Without the pictures, set down every line of the data exactly.

━━ GIVEN INFORMATION ━━

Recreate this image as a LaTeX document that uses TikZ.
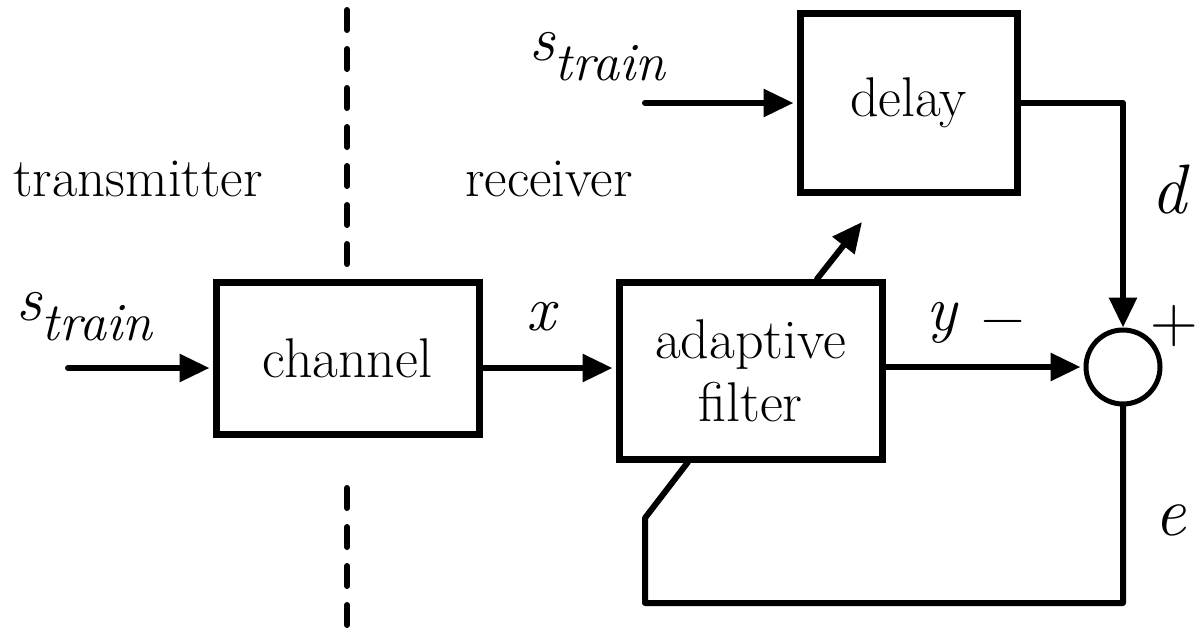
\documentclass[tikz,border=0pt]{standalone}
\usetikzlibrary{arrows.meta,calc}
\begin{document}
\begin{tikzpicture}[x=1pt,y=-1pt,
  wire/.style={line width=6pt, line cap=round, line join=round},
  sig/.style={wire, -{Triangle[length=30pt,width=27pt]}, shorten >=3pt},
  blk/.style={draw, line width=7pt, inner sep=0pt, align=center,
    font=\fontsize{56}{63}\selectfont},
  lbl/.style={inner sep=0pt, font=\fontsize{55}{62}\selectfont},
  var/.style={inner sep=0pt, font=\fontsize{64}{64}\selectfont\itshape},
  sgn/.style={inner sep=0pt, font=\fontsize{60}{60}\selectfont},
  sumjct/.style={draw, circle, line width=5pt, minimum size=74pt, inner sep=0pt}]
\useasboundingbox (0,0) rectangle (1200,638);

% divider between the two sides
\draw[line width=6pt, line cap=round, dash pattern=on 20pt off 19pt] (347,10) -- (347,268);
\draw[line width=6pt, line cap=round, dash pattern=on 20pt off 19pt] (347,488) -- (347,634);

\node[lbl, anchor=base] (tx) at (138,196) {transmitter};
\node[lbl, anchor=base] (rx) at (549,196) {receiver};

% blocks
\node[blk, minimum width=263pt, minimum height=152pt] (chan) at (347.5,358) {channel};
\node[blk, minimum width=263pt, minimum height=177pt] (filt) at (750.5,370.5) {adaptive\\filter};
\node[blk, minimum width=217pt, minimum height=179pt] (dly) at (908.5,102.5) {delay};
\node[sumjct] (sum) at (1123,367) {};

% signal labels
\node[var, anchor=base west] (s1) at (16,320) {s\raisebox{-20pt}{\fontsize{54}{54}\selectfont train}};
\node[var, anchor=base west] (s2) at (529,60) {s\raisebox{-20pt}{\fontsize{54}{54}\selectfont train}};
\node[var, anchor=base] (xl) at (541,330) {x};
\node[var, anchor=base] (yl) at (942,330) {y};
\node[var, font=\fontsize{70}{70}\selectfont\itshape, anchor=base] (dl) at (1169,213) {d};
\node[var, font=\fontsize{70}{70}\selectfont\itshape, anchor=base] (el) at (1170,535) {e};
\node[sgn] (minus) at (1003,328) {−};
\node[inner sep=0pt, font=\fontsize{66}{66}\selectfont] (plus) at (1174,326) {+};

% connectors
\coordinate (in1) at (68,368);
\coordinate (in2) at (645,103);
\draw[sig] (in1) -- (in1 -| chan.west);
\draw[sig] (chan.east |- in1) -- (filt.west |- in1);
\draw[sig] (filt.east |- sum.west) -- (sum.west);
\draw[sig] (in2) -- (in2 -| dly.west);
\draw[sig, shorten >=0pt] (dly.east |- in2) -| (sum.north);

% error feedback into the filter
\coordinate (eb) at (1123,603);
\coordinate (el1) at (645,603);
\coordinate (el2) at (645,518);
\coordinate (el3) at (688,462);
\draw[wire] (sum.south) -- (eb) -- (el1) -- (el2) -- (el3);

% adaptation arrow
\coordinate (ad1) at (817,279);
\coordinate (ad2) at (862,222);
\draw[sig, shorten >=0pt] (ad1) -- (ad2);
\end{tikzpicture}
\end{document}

━━━

**WRITTEN RESPONSE:**
Recreate this image as a LaTeX document that uses TikZ.
\documentclass[tikz,border=0pt]{standalone}
\usetikzlibrary{arrows.meta,calc}
\begin{document}
\begin{tikzpicture}[x=1pt,y=-1pt,
  wire/.style={line width=6pt, line cap=round, line join=round},
  sig/.style={wire, -{Triangle[length=30pt,width=27pt]}, shorten >=3pt},
  blk/.style={draw, line width=7pt, inner sep=0pt, align=center,
    font=\fontsize{56}{63}\selectfont},
  lbl/.style={inner sep=0pt, font=\fontsize{55}{62}\selectfont},
  var/.style={inner sep=0pt, font=\fontsize{64}{64}\selectfont\itshape},
  sgn/.style={inner sep=0pt, font=\fontsize{60}{60}\selectfont},
  sumjct/.style={draw, circle, line width=5pt, minimum size=74pt, inner sep=0pt}]
\useasboundingbox (0,0) rectangle (1200,638);

% divider between the two sides
\draw[line width=6pt, line cap=round, dash pattern=on 20pt off 19pt] (347,10) -- (347,268);
\draw[line width=6pt, line cap=round, dash pattern=on 20pt off 19pt] (347,488) -- (347,634);

\node[lbl, anchor=base] (tx) at (138,196) {transmitter};
\node[lbl, anchor=base] (rx) at (549,196) {receiver};

% blocks
\node[blk, minimum width=263pt, minimum height=152pt] (chan) at (347.5,358) {channel};
\node[blk, minimum width=263pt, minimum height=177pt] (filt) at (750.5,370.5) {adaptive\\filter};
\node[blk, minimum width=217pt, minimum height=179pt] (dly) at (908.5,102.5) {delay};
\node[sumjct] (sum) at (1123,367) {};

% signal labels
\node[var, anchor=base west] (s1) at (16,320) {s\raisebox{-20pt}{\fontsize{54}{54}\selectfont train}};
\node[var, anchor=base west] (s2) at (529,60) {s\raisebox{-20pt}{\fontsize{54}{54}\selectfont train}};
\node[var, anchor=base] (xl) at (541,330) {x};
\node[var, anchor=base] (yl) at (942,330) {y};
\node[var, font=\fontsize{70}{70}\selectfont\itshape, anchor=base] (dl) at (1169,213) {d};
\node[var, font=\fontsize{70}{70}\selectfont\itshape, anchor=base] (el) at (1170,535) {e};
\node[sgn] (minus) at (1003,328) {−};
\node[inner sep=0pt, font=\fontsize{66}{66}\selectfont] (plus) at (1174,326) {+};

% connectors
\coordinate (in1) at (68,368);
\coordinate (in2) at (645,103);
\draw[sig] (in1) -- (in1 -| chan.west);
\draw[sig] (chan.east |- in1) -- (filt.west |- in1);
\draw[sig] (filt.east |- sum.west) -- (sum.west);
\draw[sig] (in2) -- (in2 -| dly.west);
\draw[sig, shorten >=0pt] (dly.east |- in2) -| (sum.north);

% error feedback into the filter
\coordinate (eb) at (1123,603);
\coordinate (el1) at (645,603);
\coordinate (el2) at (645,518);
\coordinate (el3) at (688,462);
\draw[wire] (sum.south) -- (eb) -- (el1) -- (el2) -- (el3);

% adaptation arrow
\coordinate (ad1) at (817,279);
\coordinate (ad2) at (862,222);
\draw[sig, shorten >=0pt] (ad1) -- (ad2);
\end{tikzpicture}
\end{document}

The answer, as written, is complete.